**To be done:** Read the records and gather each line that includes "this".

**Listed records:**
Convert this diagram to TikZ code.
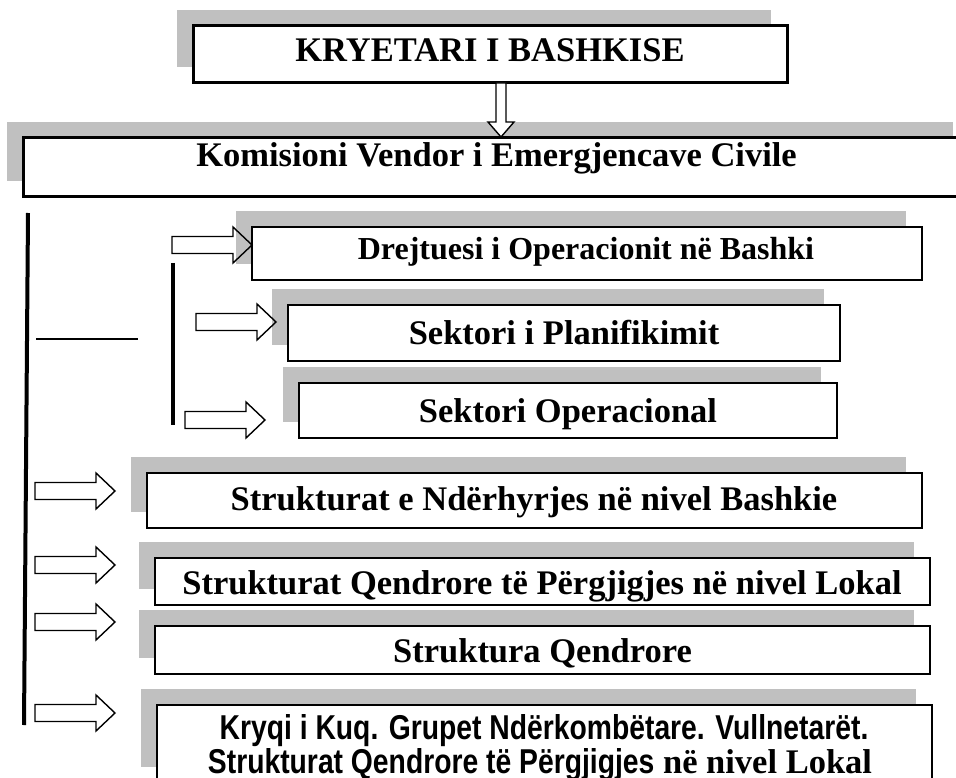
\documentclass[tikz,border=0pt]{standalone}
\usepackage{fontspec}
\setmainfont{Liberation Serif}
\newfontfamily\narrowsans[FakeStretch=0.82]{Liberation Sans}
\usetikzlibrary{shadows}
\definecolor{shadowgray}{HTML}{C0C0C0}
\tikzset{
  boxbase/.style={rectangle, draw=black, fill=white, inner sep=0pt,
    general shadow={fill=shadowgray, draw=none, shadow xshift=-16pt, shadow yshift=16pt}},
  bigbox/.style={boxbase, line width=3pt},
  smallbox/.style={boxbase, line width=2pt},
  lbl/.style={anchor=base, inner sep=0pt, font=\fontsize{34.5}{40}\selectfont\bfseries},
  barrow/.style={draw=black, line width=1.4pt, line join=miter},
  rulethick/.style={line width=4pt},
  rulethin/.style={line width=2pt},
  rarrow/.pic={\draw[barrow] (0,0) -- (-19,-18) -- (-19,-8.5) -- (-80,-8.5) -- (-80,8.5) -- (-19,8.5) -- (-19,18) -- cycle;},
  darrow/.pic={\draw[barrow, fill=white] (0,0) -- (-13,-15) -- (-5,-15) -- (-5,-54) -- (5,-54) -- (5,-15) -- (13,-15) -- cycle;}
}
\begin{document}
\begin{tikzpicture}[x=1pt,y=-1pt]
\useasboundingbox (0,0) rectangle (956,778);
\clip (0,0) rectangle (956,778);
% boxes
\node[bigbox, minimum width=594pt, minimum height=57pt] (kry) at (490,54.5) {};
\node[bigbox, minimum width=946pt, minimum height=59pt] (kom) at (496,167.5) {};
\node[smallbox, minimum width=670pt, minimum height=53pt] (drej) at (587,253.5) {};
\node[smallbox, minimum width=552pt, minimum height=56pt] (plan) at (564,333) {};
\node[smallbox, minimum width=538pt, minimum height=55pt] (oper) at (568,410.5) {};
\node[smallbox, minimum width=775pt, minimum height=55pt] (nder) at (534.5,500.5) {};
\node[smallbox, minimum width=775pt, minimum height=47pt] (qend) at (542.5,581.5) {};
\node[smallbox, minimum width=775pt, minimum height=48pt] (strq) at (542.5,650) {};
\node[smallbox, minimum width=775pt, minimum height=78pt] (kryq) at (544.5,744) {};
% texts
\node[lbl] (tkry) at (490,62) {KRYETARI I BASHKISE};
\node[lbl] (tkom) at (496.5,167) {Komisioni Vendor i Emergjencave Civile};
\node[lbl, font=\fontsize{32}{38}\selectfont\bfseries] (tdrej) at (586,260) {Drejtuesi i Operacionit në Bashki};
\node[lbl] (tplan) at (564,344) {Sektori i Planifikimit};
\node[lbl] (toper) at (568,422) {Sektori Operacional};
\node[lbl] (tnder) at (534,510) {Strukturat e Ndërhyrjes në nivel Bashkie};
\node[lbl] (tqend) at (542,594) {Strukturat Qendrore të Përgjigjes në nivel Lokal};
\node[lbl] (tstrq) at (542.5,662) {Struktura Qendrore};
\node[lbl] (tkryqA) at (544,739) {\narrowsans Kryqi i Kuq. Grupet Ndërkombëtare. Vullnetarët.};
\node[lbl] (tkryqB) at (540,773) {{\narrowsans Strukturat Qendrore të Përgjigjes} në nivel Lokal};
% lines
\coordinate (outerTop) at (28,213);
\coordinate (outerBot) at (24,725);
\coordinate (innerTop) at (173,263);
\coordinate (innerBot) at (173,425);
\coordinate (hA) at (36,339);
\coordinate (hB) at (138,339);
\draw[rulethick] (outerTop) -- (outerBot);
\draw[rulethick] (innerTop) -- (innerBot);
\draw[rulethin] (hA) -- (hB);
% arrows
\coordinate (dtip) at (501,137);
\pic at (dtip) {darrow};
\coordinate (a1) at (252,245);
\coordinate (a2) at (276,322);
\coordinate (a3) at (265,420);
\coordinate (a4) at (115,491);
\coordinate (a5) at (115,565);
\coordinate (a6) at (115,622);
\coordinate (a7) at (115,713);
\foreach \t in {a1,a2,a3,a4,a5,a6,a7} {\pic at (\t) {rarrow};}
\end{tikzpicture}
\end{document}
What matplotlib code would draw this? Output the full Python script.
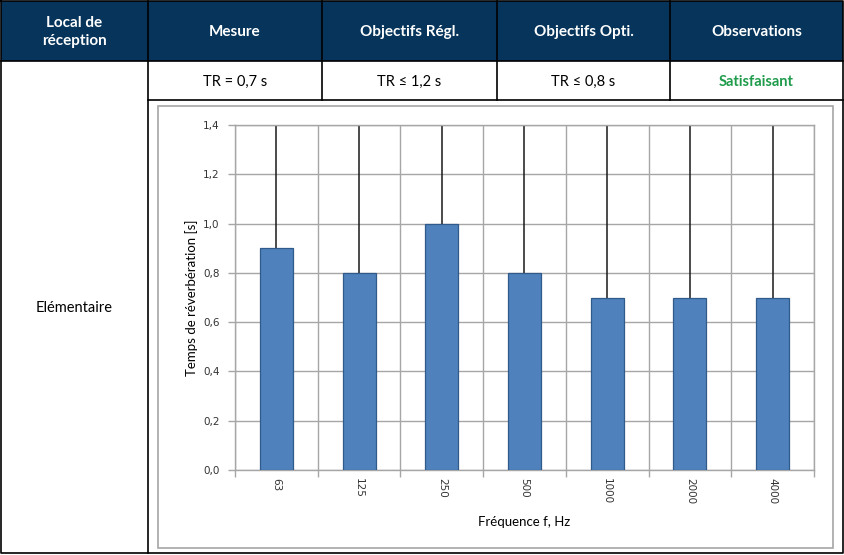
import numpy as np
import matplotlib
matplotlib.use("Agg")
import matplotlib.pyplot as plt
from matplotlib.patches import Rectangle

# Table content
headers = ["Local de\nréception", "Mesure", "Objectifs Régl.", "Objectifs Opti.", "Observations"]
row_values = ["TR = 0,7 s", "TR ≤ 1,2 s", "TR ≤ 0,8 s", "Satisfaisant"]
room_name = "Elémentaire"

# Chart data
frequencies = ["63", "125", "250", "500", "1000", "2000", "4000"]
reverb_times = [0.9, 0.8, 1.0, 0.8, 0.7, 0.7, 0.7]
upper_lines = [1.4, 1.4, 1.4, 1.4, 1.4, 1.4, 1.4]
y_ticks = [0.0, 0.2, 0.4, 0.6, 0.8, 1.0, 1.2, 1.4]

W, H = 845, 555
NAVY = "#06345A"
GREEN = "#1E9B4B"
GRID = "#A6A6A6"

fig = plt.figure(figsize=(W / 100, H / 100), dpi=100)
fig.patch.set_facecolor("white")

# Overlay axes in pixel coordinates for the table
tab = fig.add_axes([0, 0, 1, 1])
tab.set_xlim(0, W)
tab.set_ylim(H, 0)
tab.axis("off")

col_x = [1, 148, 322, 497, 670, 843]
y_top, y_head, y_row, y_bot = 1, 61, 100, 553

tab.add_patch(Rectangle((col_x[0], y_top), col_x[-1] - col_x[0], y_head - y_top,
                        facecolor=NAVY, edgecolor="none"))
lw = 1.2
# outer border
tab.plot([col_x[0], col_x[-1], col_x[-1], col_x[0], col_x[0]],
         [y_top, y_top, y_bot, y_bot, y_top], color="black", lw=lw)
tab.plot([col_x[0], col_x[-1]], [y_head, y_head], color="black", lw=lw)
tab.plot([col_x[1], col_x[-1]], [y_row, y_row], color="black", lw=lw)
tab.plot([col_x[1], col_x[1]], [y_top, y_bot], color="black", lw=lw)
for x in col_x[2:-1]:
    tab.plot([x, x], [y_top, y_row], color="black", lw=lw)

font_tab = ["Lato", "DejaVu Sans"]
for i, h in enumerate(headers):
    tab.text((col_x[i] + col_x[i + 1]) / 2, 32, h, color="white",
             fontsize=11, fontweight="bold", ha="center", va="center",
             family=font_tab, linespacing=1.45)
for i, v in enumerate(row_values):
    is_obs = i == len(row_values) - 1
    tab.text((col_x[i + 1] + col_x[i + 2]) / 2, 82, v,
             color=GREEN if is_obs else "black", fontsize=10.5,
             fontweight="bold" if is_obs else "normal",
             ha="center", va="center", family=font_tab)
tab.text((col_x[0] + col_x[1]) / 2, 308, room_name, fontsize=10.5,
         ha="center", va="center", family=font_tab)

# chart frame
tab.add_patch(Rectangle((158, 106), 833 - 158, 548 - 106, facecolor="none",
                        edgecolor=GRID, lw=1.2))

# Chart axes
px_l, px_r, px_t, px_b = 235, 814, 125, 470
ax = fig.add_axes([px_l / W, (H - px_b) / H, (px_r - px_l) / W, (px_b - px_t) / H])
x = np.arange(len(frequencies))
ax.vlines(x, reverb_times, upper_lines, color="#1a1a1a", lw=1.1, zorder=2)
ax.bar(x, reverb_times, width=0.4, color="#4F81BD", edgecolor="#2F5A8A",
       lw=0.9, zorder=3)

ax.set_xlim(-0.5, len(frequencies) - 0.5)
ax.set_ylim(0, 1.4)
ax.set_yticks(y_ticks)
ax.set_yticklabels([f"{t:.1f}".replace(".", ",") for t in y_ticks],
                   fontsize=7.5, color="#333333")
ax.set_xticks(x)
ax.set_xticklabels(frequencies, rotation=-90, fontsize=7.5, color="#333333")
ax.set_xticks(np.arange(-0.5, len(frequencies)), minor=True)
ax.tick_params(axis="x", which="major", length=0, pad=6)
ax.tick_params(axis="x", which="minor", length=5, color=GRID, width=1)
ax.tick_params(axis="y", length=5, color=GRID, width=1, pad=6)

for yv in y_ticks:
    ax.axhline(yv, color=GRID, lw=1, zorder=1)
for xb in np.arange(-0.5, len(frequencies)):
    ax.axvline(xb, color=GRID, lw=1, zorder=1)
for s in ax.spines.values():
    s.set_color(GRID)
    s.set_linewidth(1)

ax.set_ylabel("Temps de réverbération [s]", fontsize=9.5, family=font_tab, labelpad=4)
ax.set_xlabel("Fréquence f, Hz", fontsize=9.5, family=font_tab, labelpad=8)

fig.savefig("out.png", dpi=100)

**The response:**
Convert this diagram to TikZ code.
What matplotlib code would draw this? Output the full Python script.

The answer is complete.